Reversibly Compressible Supramolecular Aerogels with Low Density and Sound Insulation Performance

Abstract

AbstractIt is still a great challenge for supramolecular materials to be used as polymer systems. Here, reversibly compressible supramolecular aerogels with low density and sound insulation performance are reported, which are exclusively composed of small molecules. It is found that the mixture of melamine and isonicotinic acid can form supramolecular hydrogel. Then it could be transformed into aerogel via a simple freeze‐drying method to allow gas to replace the position of water in the 3D network skeleton pores of the hydrogel.

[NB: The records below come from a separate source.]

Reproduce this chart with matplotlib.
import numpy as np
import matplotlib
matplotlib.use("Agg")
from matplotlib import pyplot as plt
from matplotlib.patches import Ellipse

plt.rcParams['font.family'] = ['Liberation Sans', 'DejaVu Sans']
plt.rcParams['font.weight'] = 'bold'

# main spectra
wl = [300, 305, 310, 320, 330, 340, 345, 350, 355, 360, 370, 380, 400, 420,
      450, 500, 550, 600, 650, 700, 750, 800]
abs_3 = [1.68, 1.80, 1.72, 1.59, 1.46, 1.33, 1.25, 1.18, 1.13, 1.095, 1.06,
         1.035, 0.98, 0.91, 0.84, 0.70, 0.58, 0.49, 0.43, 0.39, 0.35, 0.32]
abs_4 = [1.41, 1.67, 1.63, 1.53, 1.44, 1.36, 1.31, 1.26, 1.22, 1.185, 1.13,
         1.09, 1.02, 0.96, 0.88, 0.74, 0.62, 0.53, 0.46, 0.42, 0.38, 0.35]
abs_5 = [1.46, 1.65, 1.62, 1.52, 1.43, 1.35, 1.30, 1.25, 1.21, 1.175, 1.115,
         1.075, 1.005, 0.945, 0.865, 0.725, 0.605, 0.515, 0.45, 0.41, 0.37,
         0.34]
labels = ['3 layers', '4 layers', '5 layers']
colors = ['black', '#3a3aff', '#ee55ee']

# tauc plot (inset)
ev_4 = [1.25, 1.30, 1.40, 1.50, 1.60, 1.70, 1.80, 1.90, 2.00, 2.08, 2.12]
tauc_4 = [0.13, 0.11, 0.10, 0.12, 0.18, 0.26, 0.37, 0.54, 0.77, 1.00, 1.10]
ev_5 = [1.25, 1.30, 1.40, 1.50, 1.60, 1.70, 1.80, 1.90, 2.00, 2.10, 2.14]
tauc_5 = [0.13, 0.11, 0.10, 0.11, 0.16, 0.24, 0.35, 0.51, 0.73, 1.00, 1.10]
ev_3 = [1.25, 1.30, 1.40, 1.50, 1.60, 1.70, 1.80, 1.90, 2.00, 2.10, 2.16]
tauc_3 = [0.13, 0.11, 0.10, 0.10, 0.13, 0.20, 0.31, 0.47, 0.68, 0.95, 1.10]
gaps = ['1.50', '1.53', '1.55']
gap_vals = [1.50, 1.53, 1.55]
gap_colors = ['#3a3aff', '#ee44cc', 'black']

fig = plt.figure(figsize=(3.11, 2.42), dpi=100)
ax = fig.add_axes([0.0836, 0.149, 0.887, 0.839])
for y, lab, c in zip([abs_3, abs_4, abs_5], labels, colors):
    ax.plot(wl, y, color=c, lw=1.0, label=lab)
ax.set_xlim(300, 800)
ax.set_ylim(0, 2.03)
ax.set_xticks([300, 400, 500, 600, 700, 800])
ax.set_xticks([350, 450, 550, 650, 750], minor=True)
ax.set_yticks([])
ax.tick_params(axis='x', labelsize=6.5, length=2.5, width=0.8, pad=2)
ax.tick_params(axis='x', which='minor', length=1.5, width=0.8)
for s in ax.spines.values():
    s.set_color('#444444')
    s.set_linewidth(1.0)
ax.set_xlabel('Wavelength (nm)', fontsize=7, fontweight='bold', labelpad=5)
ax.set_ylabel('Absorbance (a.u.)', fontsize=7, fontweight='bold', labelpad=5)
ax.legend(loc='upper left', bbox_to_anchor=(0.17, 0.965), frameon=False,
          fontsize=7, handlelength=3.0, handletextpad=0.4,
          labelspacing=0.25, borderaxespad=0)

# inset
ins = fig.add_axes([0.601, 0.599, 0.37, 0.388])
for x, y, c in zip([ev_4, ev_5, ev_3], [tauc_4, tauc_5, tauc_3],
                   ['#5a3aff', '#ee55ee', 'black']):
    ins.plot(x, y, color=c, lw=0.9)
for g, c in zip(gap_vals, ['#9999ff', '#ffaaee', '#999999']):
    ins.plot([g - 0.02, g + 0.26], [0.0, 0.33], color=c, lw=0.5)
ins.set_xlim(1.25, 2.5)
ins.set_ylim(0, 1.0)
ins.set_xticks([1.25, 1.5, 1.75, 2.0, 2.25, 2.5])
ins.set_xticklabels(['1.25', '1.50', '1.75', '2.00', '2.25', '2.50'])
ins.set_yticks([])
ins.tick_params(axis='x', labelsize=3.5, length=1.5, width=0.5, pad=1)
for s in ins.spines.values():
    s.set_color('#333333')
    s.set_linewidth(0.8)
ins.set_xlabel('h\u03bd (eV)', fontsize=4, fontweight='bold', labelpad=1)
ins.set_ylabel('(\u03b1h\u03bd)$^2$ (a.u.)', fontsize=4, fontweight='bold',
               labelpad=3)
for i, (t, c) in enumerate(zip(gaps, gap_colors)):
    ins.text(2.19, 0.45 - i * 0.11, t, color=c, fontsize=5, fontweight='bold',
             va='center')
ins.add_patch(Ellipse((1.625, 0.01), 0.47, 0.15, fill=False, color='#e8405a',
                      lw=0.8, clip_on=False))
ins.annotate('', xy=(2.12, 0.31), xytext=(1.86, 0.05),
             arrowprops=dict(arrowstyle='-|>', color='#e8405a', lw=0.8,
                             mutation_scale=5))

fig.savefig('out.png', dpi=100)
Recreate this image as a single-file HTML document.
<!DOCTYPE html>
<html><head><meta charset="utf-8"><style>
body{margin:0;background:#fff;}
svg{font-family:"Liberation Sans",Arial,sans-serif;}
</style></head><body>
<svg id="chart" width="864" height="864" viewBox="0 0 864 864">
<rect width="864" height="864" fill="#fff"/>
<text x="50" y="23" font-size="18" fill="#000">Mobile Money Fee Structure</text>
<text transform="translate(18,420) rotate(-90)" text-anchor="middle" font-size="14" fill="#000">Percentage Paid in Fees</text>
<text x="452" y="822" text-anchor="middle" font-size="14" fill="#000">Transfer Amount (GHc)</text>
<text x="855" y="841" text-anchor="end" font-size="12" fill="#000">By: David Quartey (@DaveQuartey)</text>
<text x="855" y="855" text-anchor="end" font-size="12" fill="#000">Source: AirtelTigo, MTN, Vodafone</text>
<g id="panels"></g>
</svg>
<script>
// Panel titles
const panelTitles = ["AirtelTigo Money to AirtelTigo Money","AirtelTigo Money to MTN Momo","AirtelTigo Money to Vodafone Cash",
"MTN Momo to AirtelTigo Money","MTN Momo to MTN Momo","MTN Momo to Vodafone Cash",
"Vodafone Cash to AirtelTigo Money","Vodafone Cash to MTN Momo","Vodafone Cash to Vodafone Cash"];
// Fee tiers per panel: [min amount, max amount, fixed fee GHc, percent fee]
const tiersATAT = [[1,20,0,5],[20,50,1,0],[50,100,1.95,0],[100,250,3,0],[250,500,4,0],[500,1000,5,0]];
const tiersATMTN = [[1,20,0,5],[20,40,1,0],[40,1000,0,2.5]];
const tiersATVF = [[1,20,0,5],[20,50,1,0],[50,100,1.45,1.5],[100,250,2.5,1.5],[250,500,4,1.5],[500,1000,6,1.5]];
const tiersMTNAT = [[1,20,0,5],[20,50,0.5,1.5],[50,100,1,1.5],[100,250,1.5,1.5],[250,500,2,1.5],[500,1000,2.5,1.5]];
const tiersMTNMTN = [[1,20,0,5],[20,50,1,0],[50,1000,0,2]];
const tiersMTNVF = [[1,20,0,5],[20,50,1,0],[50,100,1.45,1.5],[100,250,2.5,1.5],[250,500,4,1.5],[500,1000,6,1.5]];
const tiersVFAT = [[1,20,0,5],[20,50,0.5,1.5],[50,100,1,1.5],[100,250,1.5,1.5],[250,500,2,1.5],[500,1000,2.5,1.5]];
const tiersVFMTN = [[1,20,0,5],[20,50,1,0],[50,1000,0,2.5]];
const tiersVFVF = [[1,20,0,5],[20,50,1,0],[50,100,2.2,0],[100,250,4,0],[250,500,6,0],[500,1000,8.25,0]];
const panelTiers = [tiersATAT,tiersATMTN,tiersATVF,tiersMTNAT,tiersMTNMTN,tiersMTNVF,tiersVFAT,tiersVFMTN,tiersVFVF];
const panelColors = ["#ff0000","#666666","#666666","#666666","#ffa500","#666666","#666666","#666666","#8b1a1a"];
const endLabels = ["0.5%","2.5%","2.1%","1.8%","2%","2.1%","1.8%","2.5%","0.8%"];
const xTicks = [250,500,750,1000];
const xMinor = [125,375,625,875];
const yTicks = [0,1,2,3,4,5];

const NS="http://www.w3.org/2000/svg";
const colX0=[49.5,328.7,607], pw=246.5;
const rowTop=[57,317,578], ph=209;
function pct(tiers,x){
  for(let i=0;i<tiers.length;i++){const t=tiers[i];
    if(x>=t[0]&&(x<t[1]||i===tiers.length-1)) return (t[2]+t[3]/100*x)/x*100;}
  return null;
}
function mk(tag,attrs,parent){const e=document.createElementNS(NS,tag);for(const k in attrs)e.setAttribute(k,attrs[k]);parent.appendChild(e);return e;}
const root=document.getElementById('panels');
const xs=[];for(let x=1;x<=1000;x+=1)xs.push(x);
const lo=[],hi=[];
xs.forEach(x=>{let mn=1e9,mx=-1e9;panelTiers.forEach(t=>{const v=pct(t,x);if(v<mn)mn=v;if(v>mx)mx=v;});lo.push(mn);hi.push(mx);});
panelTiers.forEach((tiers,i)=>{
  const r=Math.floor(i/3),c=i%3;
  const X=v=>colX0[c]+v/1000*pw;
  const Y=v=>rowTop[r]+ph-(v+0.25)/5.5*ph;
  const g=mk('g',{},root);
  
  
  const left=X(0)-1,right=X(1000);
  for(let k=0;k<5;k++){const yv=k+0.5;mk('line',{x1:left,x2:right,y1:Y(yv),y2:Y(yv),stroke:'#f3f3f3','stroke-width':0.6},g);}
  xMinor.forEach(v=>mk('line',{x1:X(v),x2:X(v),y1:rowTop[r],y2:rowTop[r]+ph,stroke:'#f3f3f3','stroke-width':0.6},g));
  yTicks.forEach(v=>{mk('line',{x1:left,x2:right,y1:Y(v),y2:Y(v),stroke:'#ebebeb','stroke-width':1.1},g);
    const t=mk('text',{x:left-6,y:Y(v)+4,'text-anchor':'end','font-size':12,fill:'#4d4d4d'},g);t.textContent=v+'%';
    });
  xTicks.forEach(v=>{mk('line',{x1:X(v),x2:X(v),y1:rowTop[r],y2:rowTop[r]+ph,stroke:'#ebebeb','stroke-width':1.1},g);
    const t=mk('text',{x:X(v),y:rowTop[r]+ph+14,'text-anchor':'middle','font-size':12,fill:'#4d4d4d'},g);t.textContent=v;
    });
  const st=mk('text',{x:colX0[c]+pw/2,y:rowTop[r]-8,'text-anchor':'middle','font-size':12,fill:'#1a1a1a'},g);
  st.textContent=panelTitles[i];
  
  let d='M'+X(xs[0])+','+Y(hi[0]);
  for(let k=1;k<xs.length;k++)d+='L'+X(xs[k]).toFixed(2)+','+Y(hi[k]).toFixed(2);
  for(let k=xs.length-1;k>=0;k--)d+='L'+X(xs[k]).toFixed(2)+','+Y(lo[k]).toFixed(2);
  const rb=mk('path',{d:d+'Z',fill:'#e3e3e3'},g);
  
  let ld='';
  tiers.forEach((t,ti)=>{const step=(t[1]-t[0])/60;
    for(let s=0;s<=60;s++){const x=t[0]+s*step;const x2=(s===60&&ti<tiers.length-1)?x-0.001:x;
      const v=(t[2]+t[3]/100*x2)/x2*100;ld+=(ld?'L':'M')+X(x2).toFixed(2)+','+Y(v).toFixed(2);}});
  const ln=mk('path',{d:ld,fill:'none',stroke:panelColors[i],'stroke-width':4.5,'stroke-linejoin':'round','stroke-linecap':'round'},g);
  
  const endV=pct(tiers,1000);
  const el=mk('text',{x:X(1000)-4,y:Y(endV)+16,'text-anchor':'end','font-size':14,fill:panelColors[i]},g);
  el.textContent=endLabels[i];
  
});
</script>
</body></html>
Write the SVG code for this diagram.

This supramolecular aerogel is characterized of low density (1.2 mg cm‐3), high porosity (99.9%), and no volume shrinkage. In addition, the supramolecular aerogel exhibits intrinsically elastic and strong fatigue resistance under compress loading/unloading cycles. The mechanical efficiency of the supramolecular aerogel can be maintained in a wide density range without significant stiffness degradation. Remarkably, such supramolecular aerogel can be used as a sound insulator and exhibits a good sound insulation performance. Compared with the polymeric foam insulation materials, the supramolecular aerogel is environmentally friendly, easy to be fabricated and disposed. This work demonstrates the fabrication of supramolecular aerogel and expands the application of self‐assembled supramolecular materials.